[YOUR INSTRUCTIONS]
Print exactly the lines running from the one that holds "Reproduce this chart with Plotly." through the one that holds "return tuple(int(h[i:i +", please, and leave the pictures out.

[SUPPLIED DATA]
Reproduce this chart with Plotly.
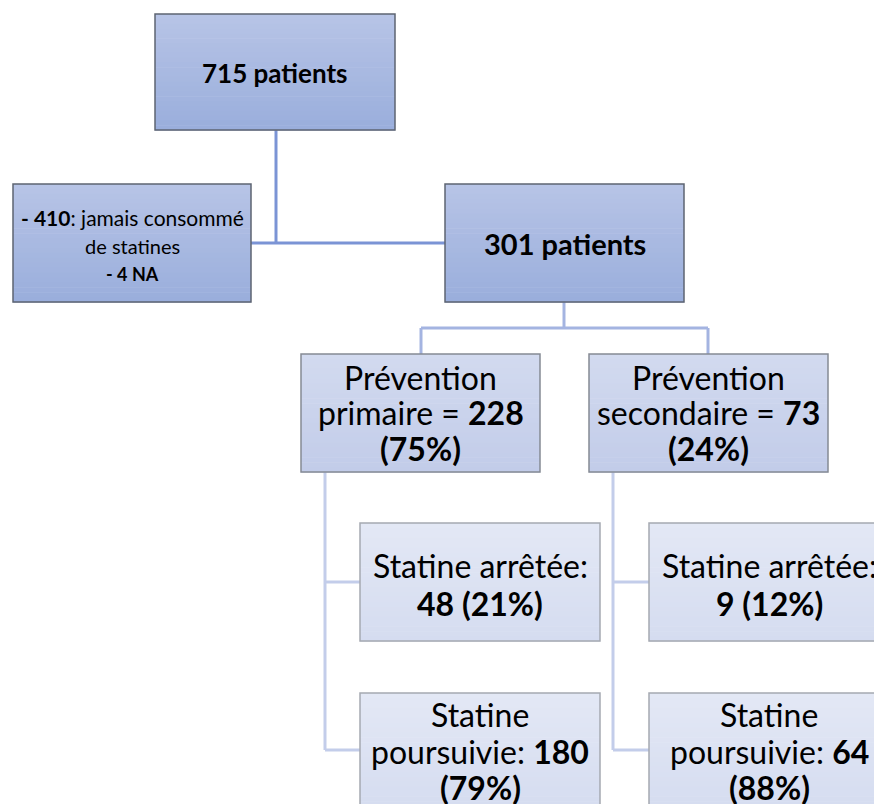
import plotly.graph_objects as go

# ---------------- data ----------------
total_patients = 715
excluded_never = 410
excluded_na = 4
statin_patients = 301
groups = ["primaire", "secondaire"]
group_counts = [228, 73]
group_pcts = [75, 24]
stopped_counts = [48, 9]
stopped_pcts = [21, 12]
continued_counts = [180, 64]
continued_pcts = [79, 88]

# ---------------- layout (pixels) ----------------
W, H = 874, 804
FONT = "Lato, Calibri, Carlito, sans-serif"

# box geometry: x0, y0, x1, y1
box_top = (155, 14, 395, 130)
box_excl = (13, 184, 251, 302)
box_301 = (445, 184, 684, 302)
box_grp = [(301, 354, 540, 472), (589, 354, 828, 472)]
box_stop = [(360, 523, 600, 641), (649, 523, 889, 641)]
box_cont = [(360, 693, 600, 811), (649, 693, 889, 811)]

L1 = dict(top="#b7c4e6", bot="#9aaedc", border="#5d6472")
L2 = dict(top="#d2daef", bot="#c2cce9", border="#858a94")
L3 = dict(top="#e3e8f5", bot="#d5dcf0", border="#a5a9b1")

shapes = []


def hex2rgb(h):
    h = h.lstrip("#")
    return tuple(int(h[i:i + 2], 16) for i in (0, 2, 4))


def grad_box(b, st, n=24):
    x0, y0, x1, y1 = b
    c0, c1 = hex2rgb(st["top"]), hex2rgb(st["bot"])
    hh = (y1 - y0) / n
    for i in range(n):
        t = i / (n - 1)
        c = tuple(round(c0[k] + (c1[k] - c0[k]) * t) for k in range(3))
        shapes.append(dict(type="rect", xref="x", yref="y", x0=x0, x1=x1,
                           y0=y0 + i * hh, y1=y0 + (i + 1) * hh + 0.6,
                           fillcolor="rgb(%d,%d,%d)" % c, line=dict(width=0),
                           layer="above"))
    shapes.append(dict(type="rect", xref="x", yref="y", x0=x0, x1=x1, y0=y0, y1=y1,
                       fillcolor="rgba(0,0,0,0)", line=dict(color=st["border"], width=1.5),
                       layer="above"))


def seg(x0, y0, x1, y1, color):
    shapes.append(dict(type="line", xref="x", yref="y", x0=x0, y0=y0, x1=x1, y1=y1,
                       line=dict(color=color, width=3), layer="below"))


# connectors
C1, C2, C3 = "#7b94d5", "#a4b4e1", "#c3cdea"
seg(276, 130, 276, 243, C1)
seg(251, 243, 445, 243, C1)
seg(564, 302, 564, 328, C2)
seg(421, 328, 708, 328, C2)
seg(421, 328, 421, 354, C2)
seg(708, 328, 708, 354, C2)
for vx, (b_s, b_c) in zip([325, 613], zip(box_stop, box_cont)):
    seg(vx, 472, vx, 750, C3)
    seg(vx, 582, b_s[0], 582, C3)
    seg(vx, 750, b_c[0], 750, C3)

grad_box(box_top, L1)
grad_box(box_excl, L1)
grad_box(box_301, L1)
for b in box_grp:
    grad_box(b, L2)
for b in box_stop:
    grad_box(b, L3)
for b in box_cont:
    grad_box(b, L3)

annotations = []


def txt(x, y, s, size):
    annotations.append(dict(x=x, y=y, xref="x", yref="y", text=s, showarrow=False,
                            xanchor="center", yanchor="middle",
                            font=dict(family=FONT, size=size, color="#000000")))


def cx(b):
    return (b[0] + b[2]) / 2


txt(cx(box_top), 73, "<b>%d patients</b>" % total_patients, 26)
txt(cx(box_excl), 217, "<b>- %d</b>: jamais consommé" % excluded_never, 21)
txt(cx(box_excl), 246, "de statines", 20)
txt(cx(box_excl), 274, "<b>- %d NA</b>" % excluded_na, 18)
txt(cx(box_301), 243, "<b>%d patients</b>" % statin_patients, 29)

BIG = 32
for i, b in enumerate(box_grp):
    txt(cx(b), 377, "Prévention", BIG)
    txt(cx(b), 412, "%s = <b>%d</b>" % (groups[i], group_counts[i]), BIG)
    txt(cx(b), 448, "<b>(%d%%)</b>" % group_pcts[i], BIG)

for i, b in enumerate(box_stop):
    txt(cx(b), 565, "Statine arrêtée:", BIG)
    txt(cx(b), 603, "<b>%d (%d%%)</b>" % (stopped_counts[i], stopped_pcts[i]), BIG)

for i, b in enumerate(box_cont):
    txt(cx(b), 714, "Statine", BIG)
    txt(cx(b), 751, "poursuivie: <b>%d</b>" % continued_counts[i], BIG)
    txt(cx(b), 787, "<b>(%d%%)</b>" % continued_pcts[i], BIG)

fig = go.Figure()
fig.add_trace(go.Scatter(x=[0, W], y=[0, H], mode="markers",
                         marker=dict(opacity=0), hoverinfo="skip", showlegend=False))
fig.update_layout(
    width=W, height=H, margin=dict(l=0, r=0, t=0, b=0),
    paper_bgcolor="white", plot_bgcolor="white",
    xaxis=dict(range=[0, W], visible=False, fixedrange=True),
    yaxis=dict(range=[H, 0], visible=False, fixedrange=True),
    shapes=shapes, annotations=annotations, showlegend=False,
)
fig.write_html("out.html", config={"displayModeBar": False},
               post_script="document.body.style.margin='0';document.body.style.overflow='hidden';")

==

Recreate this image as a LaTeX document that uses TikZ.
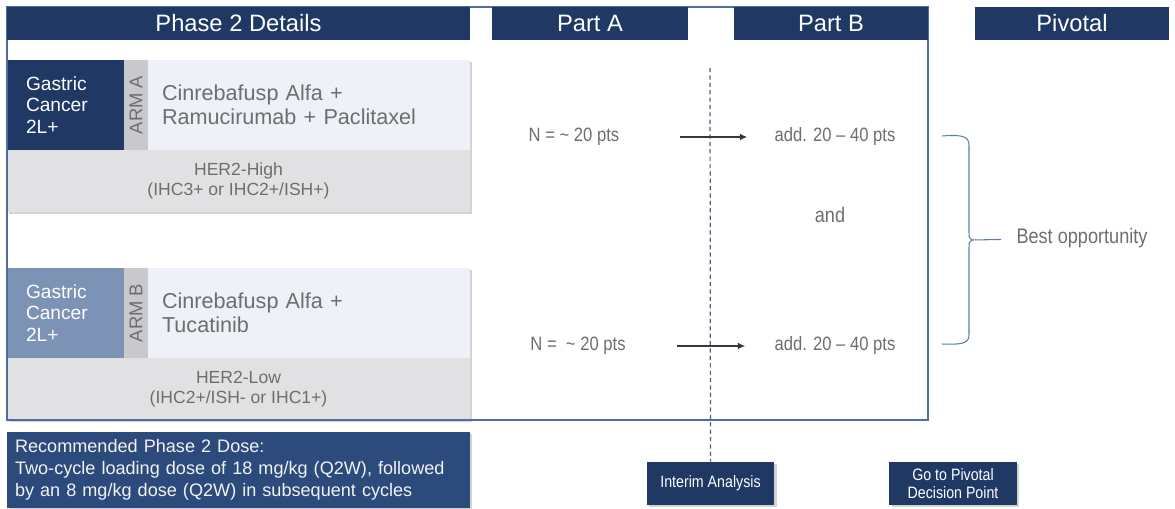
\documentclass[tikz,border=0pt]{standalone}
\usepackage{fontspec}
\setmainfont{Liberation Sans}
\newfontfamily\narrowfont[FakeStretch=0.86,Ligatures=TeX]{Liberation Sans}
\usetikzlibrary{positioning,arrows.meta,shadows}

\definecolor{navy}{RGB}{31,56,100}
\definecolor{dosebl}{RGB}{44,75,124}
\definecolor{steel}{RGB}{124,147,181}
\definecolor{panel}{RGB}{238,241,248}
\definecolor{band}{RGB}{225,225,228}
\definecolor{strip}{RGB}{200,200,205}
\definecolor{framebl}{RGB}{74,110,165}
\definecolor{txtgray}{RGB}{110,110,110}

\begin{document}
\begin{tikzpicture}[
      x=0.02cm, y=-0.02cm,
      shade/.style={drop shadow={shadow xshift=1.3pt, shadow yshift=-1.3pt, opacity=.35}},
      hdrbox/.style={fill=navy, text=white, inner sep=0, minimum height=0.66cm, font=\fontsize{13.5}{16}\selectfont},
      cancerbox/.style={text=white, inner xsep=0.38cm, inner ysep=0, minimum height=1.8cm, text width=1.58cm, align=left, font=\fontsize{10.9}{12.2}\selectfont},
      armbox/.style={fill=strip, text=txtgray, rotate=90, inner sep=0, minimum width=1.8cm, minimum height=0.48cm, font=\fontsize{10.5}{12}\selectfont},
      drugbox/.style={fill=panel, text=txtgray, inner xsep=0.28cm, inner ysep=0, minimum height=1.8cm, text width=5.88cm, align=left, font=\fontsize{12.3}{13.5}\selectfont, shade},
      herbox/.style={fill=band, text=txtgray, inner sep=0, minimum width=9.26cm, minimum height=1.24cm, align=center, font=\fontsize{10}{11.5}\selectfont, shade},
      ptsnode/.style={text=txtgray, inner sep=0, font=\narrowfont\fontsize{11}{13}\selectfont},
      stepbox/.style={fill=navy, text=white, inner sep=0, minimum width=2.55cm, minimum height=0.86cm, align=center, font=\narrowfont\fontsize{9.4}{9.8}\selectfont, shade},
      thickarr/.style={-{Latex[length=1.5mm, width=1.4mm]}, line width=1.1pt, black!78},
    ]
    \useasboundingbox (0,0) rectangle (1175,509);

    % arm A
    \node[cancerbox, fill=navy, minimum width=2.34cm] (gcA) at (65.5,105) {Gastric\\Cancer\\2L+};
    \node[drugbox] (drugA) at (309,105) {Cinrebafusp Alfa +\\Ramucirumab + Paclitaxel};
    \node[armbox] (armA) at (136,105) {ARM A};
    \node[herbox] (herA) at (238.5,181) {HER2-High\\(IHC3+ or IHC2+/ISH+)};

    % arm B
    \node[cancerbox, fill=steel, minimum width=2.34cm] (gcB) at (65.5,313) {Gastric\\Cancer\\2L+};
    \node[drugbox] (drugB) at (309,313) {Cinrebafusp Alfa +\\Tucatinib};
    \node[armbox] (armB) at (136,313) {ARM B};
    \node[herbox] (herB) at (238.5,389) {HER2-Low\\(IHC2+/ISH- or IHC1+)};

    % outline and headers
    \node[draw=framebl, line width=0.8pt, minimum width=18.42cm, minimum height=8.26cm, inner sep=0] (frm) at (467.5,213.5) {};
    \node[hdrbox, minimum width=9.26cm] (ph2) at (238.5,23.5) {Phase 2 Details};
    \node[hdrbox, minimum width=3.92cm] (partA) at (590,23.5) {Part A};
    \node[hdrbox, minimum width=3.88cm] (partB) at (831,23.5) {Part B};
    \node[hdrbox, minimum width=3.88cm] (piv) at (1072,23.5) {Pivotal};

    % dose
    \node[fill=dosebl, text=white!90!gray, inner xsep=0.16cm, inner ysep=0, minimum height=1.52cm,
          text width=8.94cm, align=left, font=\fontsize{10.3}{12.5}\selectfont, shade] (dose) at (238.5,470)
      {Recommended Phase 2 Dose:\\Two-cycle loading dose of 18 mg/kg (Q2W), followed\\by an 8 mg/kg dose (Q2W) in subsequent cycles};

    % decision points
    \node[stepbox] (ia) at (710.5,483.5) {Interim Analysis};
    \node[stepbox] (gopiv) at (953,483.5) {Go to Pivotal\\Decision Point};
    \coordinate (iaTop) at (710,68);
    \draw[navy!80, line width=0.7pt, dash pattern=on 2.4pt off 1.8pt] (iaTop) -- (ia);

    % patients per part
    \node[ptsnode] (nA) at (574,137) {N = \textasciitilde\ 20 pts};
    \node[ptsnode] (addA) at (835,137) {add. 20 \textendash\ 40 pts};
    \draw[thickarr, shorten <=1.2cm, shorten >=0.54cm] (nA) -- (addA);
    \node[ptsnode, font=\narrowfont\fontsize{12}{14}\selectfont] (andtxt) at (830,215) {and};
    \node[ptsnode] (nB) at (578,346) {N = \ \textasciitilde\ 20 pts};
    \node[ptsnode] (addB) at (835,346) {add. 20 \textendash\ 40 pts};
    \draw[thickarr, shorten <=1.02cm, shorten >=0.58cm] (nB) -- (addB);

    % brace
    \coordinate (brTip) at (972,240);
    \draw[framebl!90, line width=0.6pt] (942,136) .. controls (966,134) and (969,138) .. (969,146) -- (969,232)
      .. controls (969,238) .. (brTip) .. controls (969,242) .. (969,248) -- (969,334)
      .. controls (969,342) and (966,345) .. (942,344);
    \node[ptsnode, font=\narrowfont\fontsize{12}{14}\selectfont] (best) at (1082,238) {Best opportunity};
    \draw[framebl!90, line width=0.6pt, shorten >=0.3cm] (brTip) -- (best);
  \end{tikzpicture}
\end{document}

---

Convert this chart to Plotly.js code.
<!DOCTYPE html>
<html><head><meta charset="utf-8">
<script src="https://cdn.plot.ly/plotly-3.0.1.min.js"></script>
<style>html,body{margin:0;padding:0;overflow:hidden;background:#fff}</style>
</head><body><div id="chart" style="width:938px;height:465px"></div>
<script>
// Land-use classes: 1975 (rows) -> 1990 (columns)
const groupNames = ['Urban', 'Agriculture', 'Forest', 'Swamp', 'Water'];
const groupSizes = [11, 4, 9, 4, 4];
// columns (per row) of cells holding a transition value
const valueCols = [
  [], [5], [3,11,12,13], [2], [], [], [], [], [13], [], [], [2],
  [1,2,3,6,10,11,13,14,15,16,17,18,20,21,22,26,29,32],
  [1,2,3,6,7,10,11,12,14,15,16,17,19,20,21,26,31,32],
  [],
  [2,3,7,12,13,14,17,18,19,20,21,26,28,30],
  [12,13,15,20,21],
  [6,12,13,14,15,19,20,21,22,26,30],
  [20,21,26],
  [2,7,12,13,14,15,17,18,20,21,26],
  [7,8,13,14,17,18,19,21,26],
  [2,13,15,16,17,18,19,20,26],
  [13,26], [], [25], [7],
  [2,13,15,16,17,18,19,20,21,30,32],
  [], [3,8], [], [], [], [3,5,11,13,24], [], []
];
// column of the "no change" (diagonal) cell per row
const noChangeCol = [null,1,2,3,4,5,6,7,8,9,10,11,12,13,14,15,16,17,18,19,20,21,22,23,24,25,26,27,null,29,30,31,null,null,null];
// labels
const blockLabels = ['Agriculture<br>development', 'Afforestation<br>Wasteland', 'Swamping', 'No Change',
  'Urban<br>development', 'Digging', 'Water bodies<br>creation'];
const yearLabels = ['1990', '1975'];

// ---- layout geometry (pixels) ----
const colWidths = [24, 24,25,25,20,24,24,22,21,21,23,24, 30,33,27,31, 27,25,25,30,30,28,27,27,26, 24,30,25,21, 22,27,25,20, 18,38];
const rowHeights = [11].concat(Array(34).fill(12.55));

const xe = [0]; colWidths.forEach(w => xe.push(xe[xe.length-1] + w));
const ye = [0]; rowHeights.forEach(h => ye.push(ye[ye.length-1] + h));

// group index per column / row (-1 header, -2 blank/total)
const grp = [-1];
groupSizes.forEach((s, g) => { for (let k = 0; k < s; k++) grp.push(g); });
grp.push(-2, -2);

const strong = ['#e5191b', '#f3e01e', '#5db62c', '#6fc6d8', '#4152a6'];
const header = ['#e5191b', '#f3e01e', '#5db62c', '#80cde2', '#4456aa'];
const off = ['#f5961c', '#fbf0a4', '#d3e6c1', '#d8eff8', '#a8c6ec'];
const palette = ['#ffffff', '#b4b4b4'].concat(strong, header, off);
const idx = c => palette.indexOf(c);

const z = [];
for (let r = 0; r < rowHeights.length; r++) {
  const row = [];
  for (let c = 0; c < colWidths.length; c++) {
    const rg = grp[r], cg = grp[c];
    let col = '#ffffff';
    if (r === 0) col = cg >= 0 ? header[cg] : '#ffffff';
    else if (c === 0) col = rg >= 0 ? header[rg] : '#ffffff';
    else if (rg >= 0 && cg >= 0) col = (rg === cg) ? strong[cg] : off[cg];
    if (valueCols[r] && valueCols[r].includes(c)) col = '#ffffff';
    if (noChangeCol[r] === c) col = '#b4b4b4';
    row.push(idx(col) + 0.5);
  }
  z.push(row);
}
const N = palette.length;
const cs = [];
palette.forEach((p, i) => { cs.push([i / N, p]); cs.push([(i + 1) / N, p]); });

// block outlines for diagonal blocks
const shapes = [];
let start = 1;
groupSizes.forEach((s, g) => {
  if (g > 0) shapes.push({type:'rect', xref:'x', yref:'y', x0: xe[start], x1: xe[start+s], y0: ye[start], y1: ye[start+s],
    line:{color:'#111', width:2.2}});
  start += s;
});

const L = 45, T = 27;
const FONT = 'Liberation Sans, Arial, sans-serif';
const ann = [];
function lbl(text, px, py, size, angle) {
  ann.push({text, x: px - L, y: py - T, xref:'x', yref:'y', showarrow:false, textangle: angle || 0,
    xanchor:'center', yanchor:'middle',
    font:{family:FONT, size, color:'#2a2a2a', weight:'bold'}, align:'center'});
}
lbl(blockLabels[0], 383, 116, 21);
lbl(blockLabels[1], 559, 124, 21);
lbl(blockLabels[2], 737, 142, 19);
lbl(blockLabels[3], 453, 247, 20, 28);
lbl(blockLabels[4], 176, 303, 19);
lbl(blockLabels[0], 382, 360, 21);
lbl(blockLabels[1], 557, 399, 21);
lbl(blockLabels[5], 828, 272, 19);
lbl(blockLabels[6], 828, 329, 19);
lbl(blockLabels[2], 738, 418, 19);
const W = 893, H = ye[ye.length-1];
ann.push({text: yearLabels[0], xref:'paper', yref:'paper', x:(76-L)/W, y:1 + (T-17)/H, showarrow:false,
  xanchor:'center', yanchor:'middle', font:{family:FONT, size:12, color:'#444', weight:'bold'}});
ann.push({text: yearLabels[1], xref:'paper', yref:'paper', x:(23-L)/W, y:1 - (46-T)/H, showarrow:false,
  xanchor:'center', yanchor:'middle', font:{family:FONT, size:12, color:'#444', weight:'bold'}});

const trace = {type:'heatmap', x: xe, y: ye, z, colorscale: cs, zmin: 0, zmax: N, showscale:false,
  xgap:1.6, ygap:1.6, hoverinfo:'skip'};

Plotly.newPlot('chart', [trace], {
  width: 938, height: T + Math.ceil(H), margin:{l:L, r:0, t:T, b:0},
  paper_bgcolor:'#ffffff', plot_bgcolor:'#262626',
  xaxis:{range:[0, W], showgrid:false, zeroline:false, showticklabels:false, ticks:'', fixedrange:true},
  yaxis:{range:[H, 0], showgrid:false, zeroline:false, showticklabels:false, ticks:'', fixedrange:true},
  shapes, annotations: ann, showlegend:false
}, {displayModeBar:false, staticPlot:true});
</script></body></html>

[SOLUTION]
Reproduce this chart with Plotly.
import plotly.graph_objects as go

# ---------------- data ----------------
total_patients = 715
excluded_never = 410
excluded_na = 4
statin_patients = 301
groups = ["primaire", "secondaire"]
group_counts = [228, 73]
group_pcts = [75, 24]
stopped_counts = [48, 9]
stopped_pcts = [21, 12]
continued_counts = [180, 64]
continued_pcts = [79, 88]

# ---------------- layout (pixels) ----------------
W, H = 874, 804
FONT = "Lato, Calibri, Carlito, sans-serif"

# box geometry: x0, y0, x1, y1
box_top = (155, 14, 395, 130)
box_excl = (13, 184, 251, 302)
box_301 = (445, 184, 684, 302)
box_grp = [(301, 354, 540, 472), (589, 354, 828, 472)]
box_stop = [(360, 523, 600, 641), (649, 523, 889, 641)]
box_cont = [(360, 693, 600, 811), (649, 693, 889, 811)]

L1 = dict(top="#b7c4e6", bot="#9aaedc", border="#5d6472")
L2 = dict(top="#d2daef", bot="#c2cce9", border="#858a94")
L3 = dict(top="#e3e8f5", bot="#d5dcf0", border="#a5a9b1")

shapes = []


def hex2rgb(h):
    h = h.lstrip("#")
    return tuple(int(h[i:i + 2], 16) for i in (0, 2, 4))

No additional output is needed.